One consequence of this growing public awareness of air quality effects is an increasing demand for devices that make invisible contaminants visible to consumers. People are beginning to demand a way for them to obtain information about their environment to allow them the chance to do something about it.
Indoor air quality and environmentally friendly housing
In the previous section we mentioned building codes/standards and certificates. These set guidelines for architects and contractors on how to design and build structures are optimized air-quality-wise for the well-being of the buildings’ occupants. Furthermore, power plant emissions resulting from over-extensive air treatment in buildings as well as emissions given off by building materials are taken into account by these standards. Heating, cooling and ventilating building spaces account for almost 50% of the total power consumption of a building . A possible way to minimize power consumption and directly reduce related emissions of green-house gases is to optimize the ventilation of building spaces. Optimizing the ventilation means reducing the air intake and therefore the amount of air that has to be treated. The motto must be: as little as possible, as much as necessary.

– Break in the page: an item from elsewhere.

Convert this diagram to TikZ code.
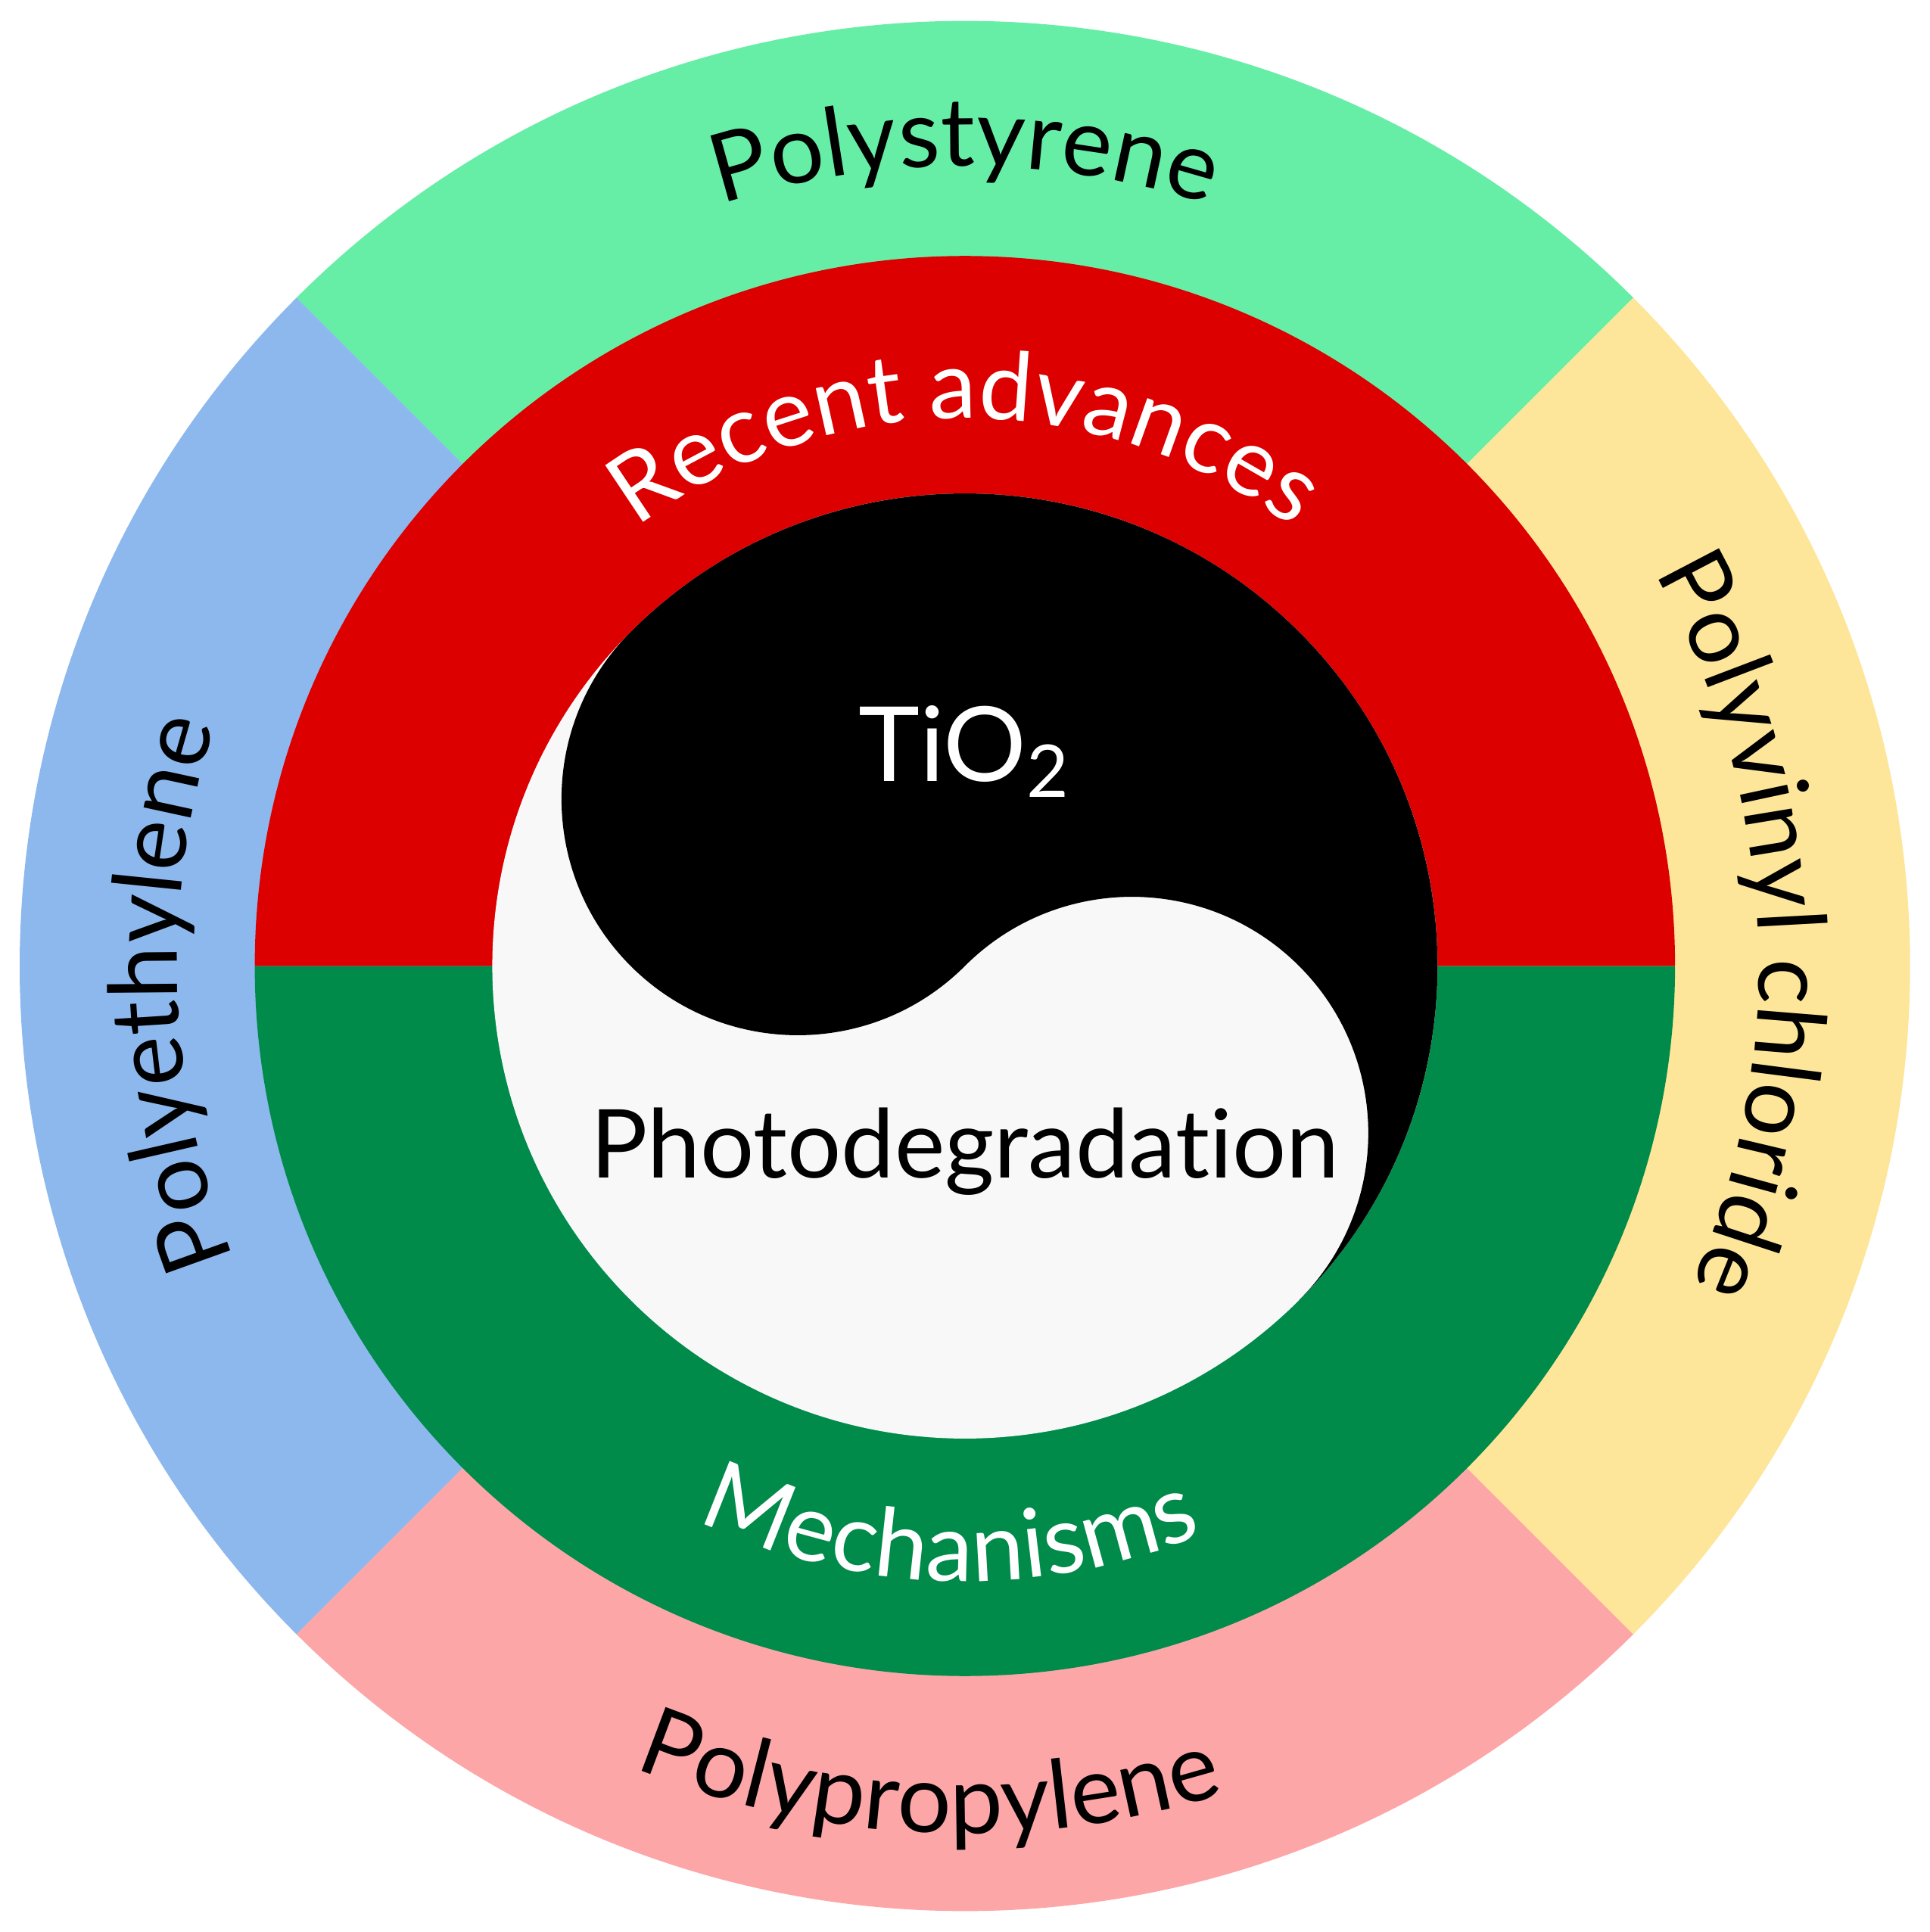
\documentclass[tikz,border=0pt]{standalone}
\usepackage{fontspec}
\setmainfont{Lato}[Ligatures={NoCommon}]
\usetikzlibrary{decorations.text}
\definecolor{cgreen}{HTML}{66EEA6}
\definecolor{cyellow}{HTML}{FDE699}
\definecolor{cpink}{HTML}{FDA6A8}
\definecolor{cblue}{HTML}{8DB8EE}
\definecolor{cred}{HTML}{DD0000}
\definecolor{cdgreen}{HTML}{008B4B}
\definecolor{cwhite}{HTML}{F8F8F8}
\tikzset{
  curvetext/.style={decorate,decoration={text along path,text align=center,text={#1}}}
}
\begin{document}
\begin{tikzpicture}
\useasboundingbox (-7.84,-7.85) rectangle (7.84,7.85);
% outer ring
\fill[cgreen] (0,0) -- (45:7.68) arc[start angle=45,end angle=135,radius=7.68] -- cycle;
\fill[cblue] (0,0) -- (135:7.68) arc[start angle=135,end angle=225,radius=7.68] -- cycle;
\fill[cpink] (0,0) -- (225:7.68) arc[start angle=225,end angle=315,radius=7.68] -- cycle;
\fill[cyellow] (0,0) -- (-45:7.68) arc[start angle=-45,end angle=45,radius=7.68] -- cycle;
% middle ring
\fill[cred] (0:5.77) arc[start angle=0,end angle=180,radius=5.77] -- cycle;
\fill[cdgreen] (180:5.77) arc[start angle=180,end angle=360,radius=5.77] -- cycle;
% yin-yang
\fill[cwhite] (0,0) circle[radius=3.84];
\fill[black] (135:3.84) arc[start angle=135,end angle=-45,radius=3.84]
  arc[start angle=-45,end angle=135,radius=1.92]
  arc[start angle=-45,end angle=-225,radius=1.92] -- cycle;
% center texts
\node[anchor=base,font=\fontsize{24}{28}\selectfont,text=white] (tio) at (0,1.5) {TiO\textsubscript{2}};
\node[anchor=base,font=\fontsize{22}{26}\selectfont] (photo) at (0,-1.72) {Photodegradation};
% curved texts
\path[curvetext={|\fontsize{22}{26}\selectfont\color{white}|Recent advances}]
  (128:4.45) arc[start angle=128,end angle=52,radius=4.45];
\path[curvetext={|\fontsize{22}{26}\selectfont\color{white}|Mechanisms}]
  (235:5.0) arc[start angle=235,end angle=302,radius=5.0];
\path[curvetext={|\fontsize{22}{26}\selectfont|Polystyrene}]
  (115:6.5) arc[start angle=115,end angle=65,radius=6.5];
\path[curvetext={|\fontsize{22}{26}\selectfont|Polypropylene}]
  (240:7.05) arc[start angle=240,end angle=295,radius=7.05];
\path[curvetext={|\fontsize{22}{26}\selectfont|Polyvinyl chloride}]
  (33:6.45) arc[start angle=33,end angle=-27,radius=6.45];
\path[curvetext={|\fontsize{22}{26}\selectfont|Polyethylene}]
  (206:6.4) arc[start angle=206,end angle=158,radius=6.4];
\end{tikzpicture}
\end{document}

A building being occupied by very few people needs a much lower quantity of fresh outside air than a building occupied by hundreds of people. The ASHRAE Standard 62.1-2019 dictates a certain amount of fresh air required per occupant. The process in which we optimize ventilation is called “demand controlled ventilation (DCV)”. It means that based on the number of occupants inside a building, the building management system must adapt the ventilation rate accordingly. In most cases nowadays, the occupancy level is monitored by the CO₂ level in rooms. Since there are already many articles on DCV, this article will not elaborate on this topic here.
One important, often-forgotten point is that the above mentioned aspects like optimized ventilation rates or advanced building codes, are not only true for commercial buildings (offices, stores, etc.). They are valid on a smaller scale for residential buildings as well. Due to stricter energy legislations for residential buildings, there is a clear trend in residential building habits towards “low-energy houses/zero-energy homes”. Generally, these “low-energy houses” are constructed pretty air-tight to hold in heat or cold. Natural air exchange through cracks or walls, which normally would allow for some fresh air as is the case for older houses, are mostly eliminated in today’s housing. The result is that maintaining a healthy air quality level on the inside requires active ventilation for these spaces.
Usually, such systems do not take air quality levels or the number of occupants into account, but are set levels of ventilation that are not changed once installed. This arrangement leaves room for improvement as it is often very energy-consuming and harmful to the environment to have ventilation on all the time. Other options such as transferring to a DCV model that uses CO₂ levels and other air quality parameters to regulate ventilation rates can be beneficial for residential homes.
Air-tight and energy optimized buildings will become more and more prevalent in the near future. To ensure healthy living inside, intelligent systems that adjust ventilation rates according to occupancy needs are necessary.
Less human interaction and a higher degree of automation
Think of this: you are entering your car or putting on wireless head phones. We generally expect that our phones will directly connect to the car or headphones and start playing music without the need to confirm or manually establish a connection. Although it does not seem like a big deal to press a few buttons to get a connection going, people will always appreciate not having to do so and enjoy the additional level of comfort.